Science fiction is a genre whose founding fathers and mothers tended very often (though not exclusively, of course) to be the sort of people who were hard-boiled atheists of the Arthur C. Clarke/Isaac Asimov mold — people who spoke the word “Science” either with a sort of religious reverence or with the sort of stentorian triumphalism of a Thomas Dolby tune (“SCIENCE!”). Some of them, like H.G. Wells, managed to achieve both science worship and stentorian triumphalism in their work, writing books which were combinations of fun narrative and some of the preachiest, creakiest, most antiquated prophecies in print. Somebody, somewhere, has a doctoral dissertation practically written for them comparing the hilarious naïve socialist utopian optimism of Wells (who was hailed as the Voice of the Future in his day) and the disturbing prescience and truly prophetic work of his contemporary G.K. Chesterton, who was thought to be archaic by Progressive types, yet who foresaw many of the catastrophes his clever contemporaries would unleash by their inhuman theories. Simply reading Chesterton vs. almost the entire weight of pre-Holocaust Enlightened Opinion on Eugenics is enough to cure a person forever of any faith in Enlightened Opinion.
 

The paragraph which was about my favorite topic, me, was this one:

Likewise, new converts like the inimitable John C. Wright have a jolly time meeting the fans (a big percentage of them non-Christian with a formidable background in the sciences, philosophy, and literature) and speaking to them in their own terms. Wright, a convert to the Catholic Faith from atheism via non-denom Christianity, is a winsome fantasy writer, an original thinker, and a man bubbling with creativity. He is also just plain funny and equally at home in discussions of artificial intelligence and the need for more Space Princess pulp fiction. He has the knack of empathy and remembers his own difficulties with the Faith well enough that he can speak to those who still have them, while believing very deeply in the teaching of the Church and articulating it clearly.
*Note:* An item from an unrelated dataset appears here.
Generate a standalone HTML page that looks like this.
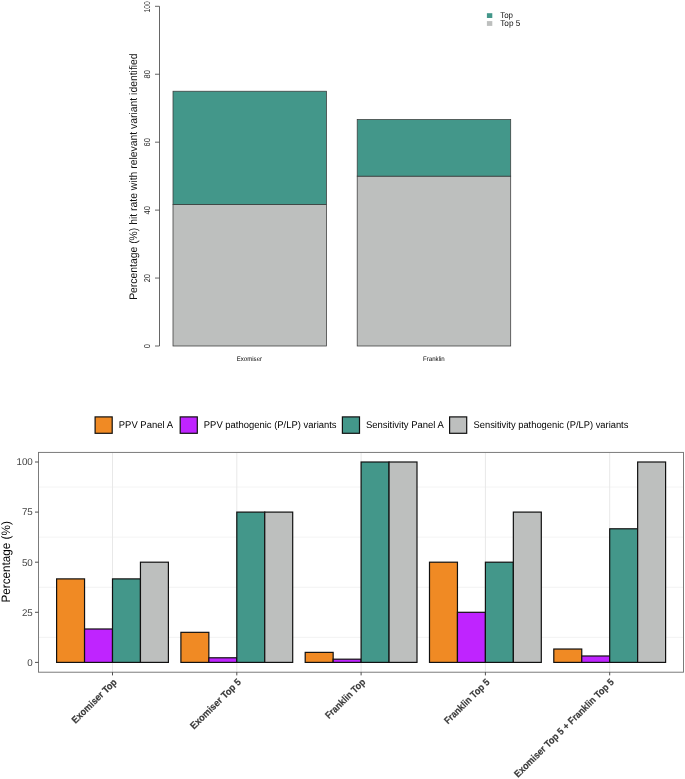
<!DOCTYPE html>
<html lang="en"><head><meta charset="utf-8"><title>Chart</title>
<style>html,body{margin:0;padding:0;background:#fff;}svg{display:block;will-change:transform;}text{font-family:"Liberation Sans",sans-serif;text-rendering:geometricPrecision;}</style></head><body>
<svg width="685" height="779" viewBox="0 0 685 779">
<rect x="0" y="0" width="685" height="779" fill="#ffffff"/>
<g id="chart1">
<g stroke="#4a4a4a" stroke-width="0.85" fill="none">
<line x1="159.5" y1="6.30" x2="159.5" y2="346.00"/>
<line x1="155.0" y1="346.00" x2="159.5" y2="346.00"/>
<line x1="155.0" y1="278.06" x2="159.5" y2="278.06"/>
<line x1="155.0" y1="210.12" x2="159.5" y2="210.12"/>
<line x1="155.0" y1="142.18" x2="159.5" y2="142.18"/>
<line x1="155.0" y1="74.24" x2="159.5" y2="74.24"/>
<line x1="155.0" y1="6.30" x2="159.5" y2="6.30"/>
</g>
<text transform="translate(150.00,346.10) rotate(-90)" text-anchor="middle" font-size="8.5" fill="#222" textLength="4.16" lengthAdjust="spacingAndGlyphs">0</text>
<text transform="translate(150.00,278.16) rotate(-90)" text-anchor="middle" font-size="8.5" fill="#222" textLength="8.32" lengthAdjust="spacingAndGlyphs">20</text>
<text transform="translate(150.00,210.22) rotate(-90)" text-anchor="middle" font-size="8.5" fill="#222" textLength="8.32" lengthAdjust="spacingAndGlyphs">40</text>
<text transform="translate(150.00,142.28) rotate(-90)" text-anchor="middle" font-size="8.5" fill="#222" textLength="8.32" lengthAdjust="spacingAndGlyphs">60</text>
<text transform="translate(150.00,74.34) rotate(-90)" text-anchor="middle" font-size="8.5" fill="#222" textLength="8.32" lengthAdjust="spacingAndGlyphs">80</text>
<text transform="translate(150.00,6.80) rotate(-90)" text-anchor="middle" font-size="8.5" fill="#222" textLength="11.35" lengthAdjust="spacingAndGlyphs">100</text>
<text transform="translate(136.80,176.60) rotate(-90)" text-anchor="middle" font-size="10.9" fill="#111" textLength="246.5" lengthAdjust="spacingAndGlyphs">Percentage (%) hit rate with relevant variant identified</text>
<rect x="173.0" y="204.45" width="153.50" height="141.55" fill="#BDBFBE" stroke="#3a3a3a" stroke-width="0.75"/>
<rect x="173.0" y="91.23" width="153.50" height="113.22" fill="#43978A" stroke="#3a3a3a" stroke-width="0.75"/>
<text transform="translate(249.40,360.90)" text-anchor="middle" font-size="6.7" fill="#000" textLength="25.2" lengthAdjust="spacingAndGlyphs">Exomiser</text>
<rect x="357.2" y="176.15" width="153.50" height="169.85" fill="#BDBFBE" stroke="#3a3a3a" stroke-width="0.75"/>
<rect x="357.2" y="119.52" width="153.50" height="56.63" fill="#43978A" stroke="#3a3a3a" stroke-width="0.75"/>
<text transform="translate(433.90,360.90)" text-anchor="middle" font-size="6.7" fill="#000" textLength="21.7" lengthAdjust="spacingAndGlyphs">Franklin</text>
<rect x="486.9" y="13.2" width="5.4" height="4.8" fill="#43978A"/>
<rect x="486.9" y="21.1" width="5.4" height="4.8" fill="#BDBFBE"/>
<text transform="translate(500.20,18.40)" text-anchor="start" font-size="8.5" fill="#111" textLength="12.8" lengthAdjust="spacingAndGlyphs">Top</text>
<text transform="translate(500.20,26.20)" text-anchor="start" font-size="8.5" fill="#111" textLength="20.1" lengthAdjust="spacingAndGlyphs">Top 5</text>
</g>
<g id="chart2">
<line x1="38.5" y1="637.35" x2="683.5" y2="637.35" stroke="#F0F0F0" stroke-width="0.8"/>
<line x1="38.5" y1="587.25" x2="683.5" y2="587.25" stroke="#F0F0F0" stroke-width="0.8"/>
<line x1="38.5" y1="537.15" x2="683.5" y2="537.15" stroke="#F0F0F0" stroke-width="0.8"/>
<line x1="38.5" y1="487.05" x2="683.5" y2="487.05" stroke="#F0F0F0" stroke-width="0.8"/>
<line x1="112.50" y1="452.4" x2="112.50" y2="672.2" stroke="#E8E8E8" stroke-width="1"/>
<line x1="236.80" y1="452.4" x2="236.80" y2="672.2" stroke="#E8E8E8" stroke-width="1"/>
<line x1="361.10" y1="452.4" x2="361.10" y2="672.2" stroke="#E8E8E8" stroke-width="1"/>
<line x1="485.40" y1="452.4" x2="485.40" y2="672.2" stroke="#E8E8E8" stroke-width="1"/>
<line x1="609.70" y1="452.4" x2="609.70" y2="672.2" stroke="#E8E8E8" stroke-width="1"/>
<rect x="56.60" y="578.89" width="27.95" height="83.51" fill="#F08A24" stroke="#111" stroke-width="1.2"/>
<rect x="84.55" y="628.99" width="27.95" height="33.41" fill="#BF24FF" stroke="#111" stroke-width="1.2"/>
<rect x="112.50" y="578.89" width="27.95" height="83.51" fill="#43978A" stroke="#111" stroke-width="1.2"/>
<rect x="140.45" y="562.20" width="27.95" height="100.20" fill="#BDBFBE" stroke="#111" stroke-width="1.2"/>
<rect x="180.90" y="632.34" width="27.95" height="30.06" fill="#F08A24" stroke="#111" stroke-width="1.2"/>
<rect x="208.85" y="657.79" width="27.95" height="4.61" fill="#BF24FF" stroke="#111" stroke-width="1.2"/>
<rect x="236.80" y="512.10" width="27.95" height="150.30" fill="#43978A" stroke="#111" stroke-width="1.2"/>
<rect x="264.75" y="512.10" width="27.95" height="150.30" fill="#BDBFBE" stroke="#111" stroke-width="1.2"/>
<rect x="305.20" y="652.38" width="27.95" height="10.02" fill="#F08A24" stroke="#111" stroke-width="1.2"/>
<rect x="333.15" y="659.19" width="27.95" height="3.21" fill="#BF24FF" stroke="#111" stroke-width="1.2"/>
<rect x="361.10" y="462.00" width="27.95" height="200.40" fill="#43978A" stroke="#111" stroke-width="1.2"/>
<rect x="389.05" y="462.00" width="27.95" height="200.40" fill="#BDBFBE" stroke="#111" stroke-width="1.2"/>
<rect x="429.50" y="562.20" width="27.95" height="100.20" fill="#F08A24" stroke="#111" stroke-width="1.2"/>
<rect x="457.45" y="612.30" width="27.95" height="50.10" fill="#BF24FF" stroke="#111" stroke-width="1.2"/>
<rect x="485.40" y="562.20" width="27.95" height="100.20" fill="#43978A" stroke="#111" stroke-width="1.2"/>
<rect x="513.35" y="512.10" width="27.95" height="150.30" fill="#BDBFBE" stroke="#111" stroke-width="1.2"/>
<rect x="553.80" y="649.03" width="27.95" height="13.37" fill="#F08A24" stroke="#111" stroke-width="1.2"/>
<rect x="581.75" y="655.99" width="27.95" height="6.41" fill="#BF24FF" stroke="#111" stroke-width="1.2"/>
<rect x="609.70" y="528.79" width="27.95" height="133.61" fill="#43978A" stroke="#111" stroke-width="1.2"/>
<rect x="637.65" y="462.00" width="27.95" height="200.40" fill="#BDBFBE" stroke="#111" stroke-width="1.2"/>
<rect x="38.5" y="452.4" width="645.00" height="219.80" fill="none" stroke="#707070" stroke-width="0.92"/>
<line x1="35.0" y1="662.40" x2="38.5" y2="662.40" stroke="#444" stroke-width="0.95"/>
<text transform="translate(32.80,665.70)" text-anchor="end" font-size="9.8" fill="#454545">0</text>
<line x1="35.0" y1="612.30" x2="38.5" y2="612.30" stroke="#444" stroke-width="0.95"/>
<text transform="translate(32.80,615.60)" text-anchor="end" font-size="9.8" fill="#454545">25</text>
<line x1="35.0" y1="562.20" x2="38.5" y2="562.20" stroke="#444" stroke-width="0.95"/>
<text transform="translate(32.80,565.50)" text-anchor="end" font-size="9.8" fill="#454545">50</text>
<line x1="35.0" y1="512.10" x2="38.5" y2="512.10" stroke="#444" stroke-width="0.95"/>
<text transform="translate(32.80,515.40)" text-anchor="end" font-size="9.8" fill="#454545">75</text>
<line x1="35.0" y1="462.00" x2="38.5" y2="462.00" stroke="#444" stroke-width="0.95"/>
<text transform="translate(32.80,465.30)" text-anchor="end" font-size="9.8" fill="#454545">100</text>
<text transform="translate(9.90,561.90) rotate(-90)" text-anchor="middle" font-size="12.2" fill="#000" textLength="81.4" lengthAdjust="spacingAndGlyphs">Percentage (%)</text>
<line x1="112.50" y1="672.2" x2="112.50" y2="675.4000000000001" stroke="#444" stroke-width="0.95"/>
<text transform="translate(117.40,682.80) rotate(-44.55)" text-anchor="end" font-size="9.8" fill="#3a3a3a" font-weight="bold" stroke="#3a3a3a" stroke-width="0.18" textLength="58.82" lengthAdjust="spacingAndGlyphs">Exomiser Top</text>
<line x1="236.80" y1="672.2" x2="236.80" y2="675.4000000000001" stroke="#444" stroke-width="0.95"/>
<text transform="translate(241.70,682.80) rotate(-44.55)" text-anchor="end" font-size="9.8" fill="#3a3a3a" font-weight="bold" stroke="#3a3a3a" stroke-width="0.18" textLength="67.05" lengthAdjust="spacingAndGlyphs">Exomiser Top 5</text>
<line x1="361.10" y1="672.2" x2="361.10" y2="675.4000000000001" stroke="#444" stroke-width="0.95"/>
<text transform="translate(366.00,682.80) rotate(-44.55)" text-anchor="end" font-size="9.8" fill="#3a3a3a" font-weight="bold" stroke="#3a3a3a" stroke-width="0.18" textLength="52.09" lengthAdjust="spacingAndGlyphs">Franklin Top</text>
<line x1="485.40" y1="672.2" x2="485.40" y2="675.4000000000001" stroke="#444" stroke-width="0.95"/>
<text transform="translate(490.30,682.80) rotate(-44.55)" text-anchor="end" font-size="9.8" fill="#3a3a3a" font-weight="bold" stroke="#3a3a3a" stroke-width="0.18" textLength="59.49" lengthAdjust="spacingAndGlyphs">Franklin Top 5</text>
<line x1="609.70" y1="672.2" x2="609.70" y2="675.4000000000001" stroke="#444" stroke-width="0.95"/>
<text transform="translate(614.60,682.80) rotate(-44.55)" text-anchor="end" font-size="9.8" fill="#3a3a3a" font-weight="bold" stroke="#3a3a3a" stroke-width="0.18" textLength="135.6" lengthAdjust="spacingAndGlyphs">Exomiser Top 5 + Franklin Top 5</text>
<rect x="95.1" y="416.9" width="17.1" height="16.4" fill="#F08A24" stroke="#111" stroke-width="1.2"/>
<text transform="translate(118.80,428.20)" text-anchor="start" font-size="9.8" fill="#000" textLength="54.2" lengthAdjust="spacingAndGlyphs">PPV Panel A</text>
<rect x="180.2" y="416.9" width="17.1" height="16.4" fill="#BF24FF" stroke="#111" stroke-width="1.2"/>
<text transform="translate(203.80,428.20)" text-anchor="start" font-size="9.8" fill="#000" textLength="132.8" lengthAdjust="spacingAndGlyphs">PPV pathogenic (P/LP) variants</text>
<rect x="342.4" y="416.9" width="17.1" height="16.4" fill="#43978A" stroke="#111" stroke-width="1.2"/>
<text transform="translate(365.90,428.20)" text-anchor="start" font-size="9.8" fill="#000" textLength="77.9" lengthAdjust="spacingAndGlyphs">Sensitivity Panel A</text>
<rect x="449.6" y="416.9" width="17.1" height="16.4" fill="#BDBFBE" stroke="#111" stroke-width="1.2"/>
<text transform="translate(473.50,428.20)" text-anchor="start" font-size="9.8" fill="#000" textLength="154.9" lengthAdjust="spacingAndGlyphs">Sensitivity pathogenic (P/LP) variants</text>
</g>
</svg></body></html>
Original thinker? I suppose if we define the term ‘originality’ to mean that I know good places from which to steal myideas, well, yes.

But winsome? Me? I am not even sure what that word means.

Let me fly to my dictionary:

win·some (adjective) Middle English winsum, from Old English wynsum, from wynn joy; akin to Old High German wunna joy, Latin venus desire: 1. generally pleasing and engaging often because of a childlike charm and innocence.

Hm. Let me look farther:

 
cur·mud·geon (noun) origin unknown. 1 archaic: a miser 2.  crusty, ill-tempered, and usually old man.
 
 
Well, I know which one I would have picked to describe me.